Avigdor Lieberman, Israel's strategic affairs minister and Yisrael Beitenu leader, was the only cabinet minister to vote against Magadla's appointment in a separate government ballot on Sunday.

 
'Promoting dialogue'
 
Magadla, a long-time union leader from the centre-left Labour party, has said his appointment is a historic step forward for relations between Jews and the minority Arab and Muslim communities in Israel.
 

Magadla told the Associated Press that his goals as a cabinet minister would be "promoting co-existence between the two peoples inside the state, and promoting dialogue between the Palestinians and the Israelis toward negotiations and political agreement".

 

Magadla and sources close to Ehud Olmert, the Israeli prime minister, have said the two agreed he would be assigned a portfolio within weeks, possibly as head of a newly-created ministry of science, culture and sport.

 

Miri Eisin, a spokeswoman for Olmert said: "The present government is proud to be the first government to give executive representation to the Arab Muslim minority."

 

Israeli Arabs, who make up 20 percent of Israel's population, are descendants of the 160,000 or so Palestinians who stayed behind when the state of Israel was declared in 1948 and who did not join the refugee exodus.

 

Under-represented

 

"Progress for Israel's Arabs depends on changing the entire discriminatory approach of the government over the past 58 years, and not on the appointment of a minister or deputy minister"
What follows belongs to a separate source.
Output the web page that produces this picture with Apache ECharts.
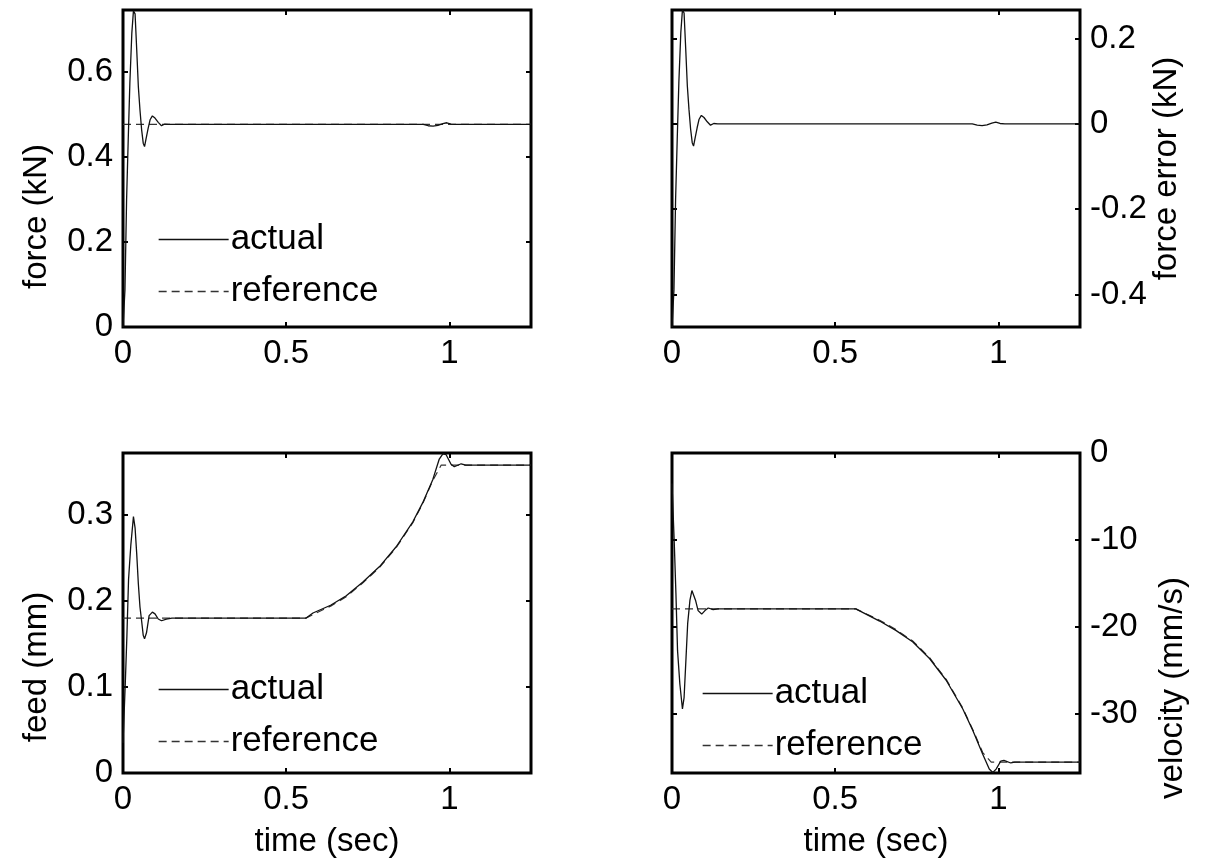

Wasil Taha, Arab Balad party legislator
Arab-led parties account for 10 of the seats in the 120-member parliament.

 

However, the country has had only one Arab cabinet minister before: Salah Tarif, a Druze, who was appointed in 2001 and forced to resign nine months later under a cloud of corruption allegations.

 

This appointment was more contentious because Muslim and Christian Arabs, unlike the Druze, do not serve in the army.

 

Arabs have been slowly taking on a more visible role in Israeli society. There is an Arab supreme court justice, as well as several diplomats and senior civil servants.

 

But Arabs lag behind Israel's Jewish population in income, education and standard of living, and have long lacked representation in government commensurate with their numbers.

 

Wasil Taha, a legislator from the Arab Balad party, said there was little chance Magadla would be able to have a positive effect by working inside the government.

 

Taha said: "Progress for Israel's Arabs depends on changing the entire discriminatory approach of the government over the past 58 years, and not on the appointment of a minister or deputy minister."